** start **

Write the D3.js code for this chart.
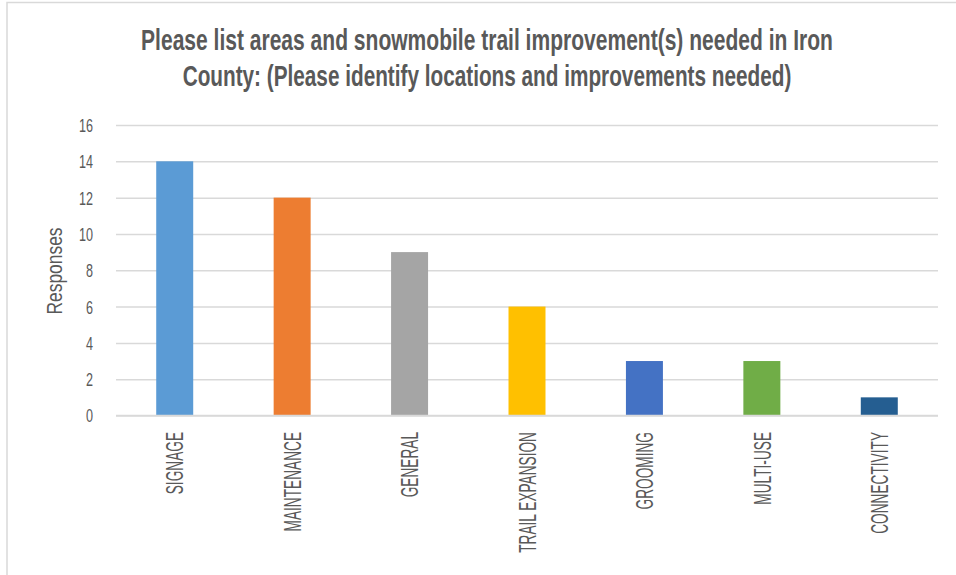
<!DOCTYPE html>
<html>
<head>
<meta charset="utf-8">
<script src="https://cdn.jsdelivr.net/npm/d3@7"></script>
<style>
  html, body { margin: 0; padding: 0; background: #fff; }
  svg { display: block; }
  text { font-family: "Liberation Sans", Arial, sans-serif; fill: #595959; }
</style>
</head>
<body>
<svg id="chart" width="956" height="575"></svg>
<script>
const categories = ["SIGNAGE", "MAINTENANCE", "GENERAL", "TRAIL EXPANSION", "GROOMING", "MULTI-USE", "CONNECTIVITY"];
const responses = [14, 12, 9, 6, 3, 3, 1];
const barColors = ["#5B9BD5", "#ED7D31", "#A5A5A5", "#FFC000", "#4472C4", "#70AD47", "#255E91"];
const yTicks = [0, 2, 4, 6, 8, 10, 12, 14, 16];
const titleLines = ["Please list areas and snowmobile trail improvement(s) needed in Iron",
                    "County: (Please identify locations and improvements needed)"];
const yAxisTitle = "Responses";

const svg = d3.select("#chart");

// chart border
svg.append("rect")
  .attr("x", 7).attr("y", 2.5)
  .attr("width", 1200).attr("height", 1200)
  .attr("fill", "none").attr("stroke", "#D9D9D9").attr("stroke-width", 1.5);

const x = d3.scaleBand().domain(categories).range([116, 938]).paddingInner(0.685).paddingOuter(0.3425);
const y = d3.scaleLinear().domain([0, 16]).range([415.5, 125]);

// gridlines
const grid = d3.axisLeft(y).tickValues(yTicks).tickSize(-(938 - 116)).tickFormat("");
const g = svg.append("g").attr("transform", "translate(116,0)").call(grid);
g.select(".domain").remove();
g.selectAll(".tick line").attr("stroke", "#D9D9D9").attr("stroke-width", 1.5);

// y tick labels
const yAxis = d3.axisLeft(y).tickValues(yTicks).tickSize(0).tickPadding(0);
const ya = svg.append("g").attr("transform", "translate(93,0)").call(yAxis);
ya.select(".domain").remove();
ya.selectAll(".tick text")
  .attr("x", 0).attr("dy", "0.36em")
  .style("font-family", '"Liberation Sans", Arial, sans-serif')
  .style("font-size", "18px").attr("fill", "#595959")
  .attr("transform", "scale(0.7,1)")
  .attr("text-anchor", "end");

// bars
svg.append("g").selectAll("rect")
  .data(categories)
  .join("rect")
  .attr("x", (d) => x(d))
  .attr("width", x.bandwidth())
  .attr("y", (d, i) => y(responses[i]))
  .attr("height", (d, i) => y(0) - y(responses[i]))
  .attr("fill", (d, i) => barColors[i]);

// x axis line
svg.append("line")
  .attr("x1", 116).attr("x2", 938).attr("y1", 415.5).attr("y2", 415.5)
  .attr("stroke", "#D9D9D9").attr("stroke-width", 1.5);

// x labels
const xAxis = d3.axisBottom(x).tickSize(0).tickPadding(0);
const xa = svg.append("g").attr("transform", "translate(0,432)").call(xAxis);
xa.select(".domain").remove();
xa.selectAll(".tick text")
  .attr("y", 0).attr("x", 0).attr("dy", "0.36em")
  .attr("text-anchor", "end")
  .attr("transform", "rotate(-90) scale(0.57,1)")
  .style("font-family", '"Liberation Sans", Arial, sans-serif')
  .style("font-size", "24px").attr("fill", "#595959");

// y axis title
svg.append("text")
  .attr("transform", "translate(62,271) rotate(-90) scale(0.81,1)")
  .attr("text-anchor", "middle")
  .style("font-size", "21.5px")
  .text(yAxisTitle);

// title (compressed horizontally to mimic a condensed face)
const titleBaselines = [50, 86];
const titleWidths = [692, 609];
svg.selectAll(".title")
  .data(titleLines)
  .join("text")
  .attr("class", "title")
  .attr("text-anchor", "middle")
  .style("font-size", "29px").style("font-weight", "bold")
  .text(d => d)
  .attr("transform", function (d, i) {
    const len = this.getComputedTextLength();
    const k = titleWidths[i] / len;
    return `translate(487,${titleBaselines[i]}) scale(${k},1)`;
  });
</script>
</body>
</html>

** end **

■ **Goal**
Images should not appear in the copy; retype the listing above exactly.

■ **Complete response**
Write the D3.js code for this chart.
<!DOCTYPE html>
<html>
<head>
<meta charset="utf-8">
<script src="https://cdn.jsdelivr.net/npm/d3@7"></script>
<style>
  html, body { margin: 0; padding: 0; background: #fff; }
  svg { display: block; }
  text { font-family: "Liberation Sans", Arial, sans-serif; fill: #595959; }
</style>
</head>
<body>
<svg id="chart" width="956" height="575"></svg>
<script>
const categories = ["SIGNAGE", "MAINTENANCE", "GENERAL", "TRAIL EXPANSION", "GROOMING", "MULTI-USE", "CONNECTIVITY"];
const responses = [14, 12, 9, 6, 3, 3, 1];
const barColors = ["#5B9BD5", "#ED7D31", "#A5A5A5", "#FFC000", "#4472C4", "#70AD47", "#255E91"];
const yTicks = [0, 2, 4, 6, 8, 10, 12, 14, 16];
const titleLines = ["Please list areas and snowmobile trail improvement(s) needed in Iron",
                    "County: (Please identify locations and improvements needed)"];
const yAxisTitle = "Responses";

const svg = d3.select("#chart");

// chart border
svg.append("rect")
  .attr("x", 7).attr("y", 2.5)
  .attr("width", 1200).attr("height", 1200)
  .attr("fill", "none").attr("stroke", "#D9D9D9").attr("stroke-width", 1.5);

const x = d3.scaleBand().domain(categories).range([116, 938]).paddingInner(0.685).paddingOuter(0.3425);
const y = d3.scaleLinear().domain([0, 16]).range([415.5, 125]);

// gridlines
const grid = d3.axisLeft(y).tickValues(yTicks).tickSize(-(938 - 116)).tickFormat("");
const g = svg.append("g").attr("transform", "translate(116,0)").call(grid);
g.select(".domain").remove();
g.selectAll(".tick line").attr("stroke", "#D9D9D9").attr("stroke-width", 1.5);

// y tick labels
const yAxis = d3.axisLeft(y).tickValues(yTicks).tickSize(0).tickPadding(0);
const ya = svg.append("g").attr("transform", "translate(93,0)").call(yAxis);
ya.select(".domain").remove();
ya.selectAll(".tick text")
  .attr("x", 0).attr("dy", "0.36em")
  .style("font-family", '"Liberation Sans", Arial, sans-serif')
  .style("font-size", "18px").attr("fill", "#595959")
  .attr("transform", "scale(0.7,1)")
  .attr("text-anchor", "end");

// bars
svg.append("g").selectAll("rect")
  .data(categories)
  .join("rect")
  .attr("x", (d) => x(d))
  .attr("width", x.bandwidth())
  .attr("y", (d, i) => y(responses[i]))
  .attr("height", (d, i) => y(0) - y(responses[i]))
  .attr("fill", (d, i) => barColors[i]);

// x axis line
svg.append("line")
  .attr("x1", 116).attr("x2", 938).attr("y1", 415.5).attr("y2", 415.5)
  .attr("stroke", "#D9D9D9").attr("stroke-width", 1.5);

// x labels
const xAxis = d3.axisBottom(x).tickSize(0).tickPadding(0);
const xa = svg.append("g").attr("transform", "translate(0,432)").call(xAxis);
xa.select(".domain").remove();
xa.selectAll(".tick text")
  .attr("y", 0).attr("x", 0).attr("dy", "0.36em")
  .attr("text-anchor", "end")
  .attr("transform", "rotate(-90) scale(0.57,1)")
  .style("font-family", '"Liberation Sans", Arial, sans-serif')
  .style("font-size", "24px").attr("fill", "#595959");

// y axis title
svg.append("text")
  .attr("transform", "translate(62,271) rotate(-90) scale(0.81,1)")
  .attr("text-anchor", "middle")
  .style("font-size", "21.5px")
  .text(yAxisTitle);

// title (compressed horizontally to mimic a condensed face)
const titleBaselines = [50, 86];
const titleWidths = [692, 609];
svg.selectAll(".title")
  .data(titleLines)
  .join("text")
  .attr("class", "title")
  .attr("text-anchor", "middle")
  .style("font-size", "29px").style("font-weight", "bold")
  .text(d => d)
  .attr("transform", function (d, i) {
    const len = this.getComputedTextLength();
    const k = titleWidths[i] / len;
    return `translate(487,${titleBaselines[i]}) scale(${k},1)`;
  });
</script>
</body>
</html>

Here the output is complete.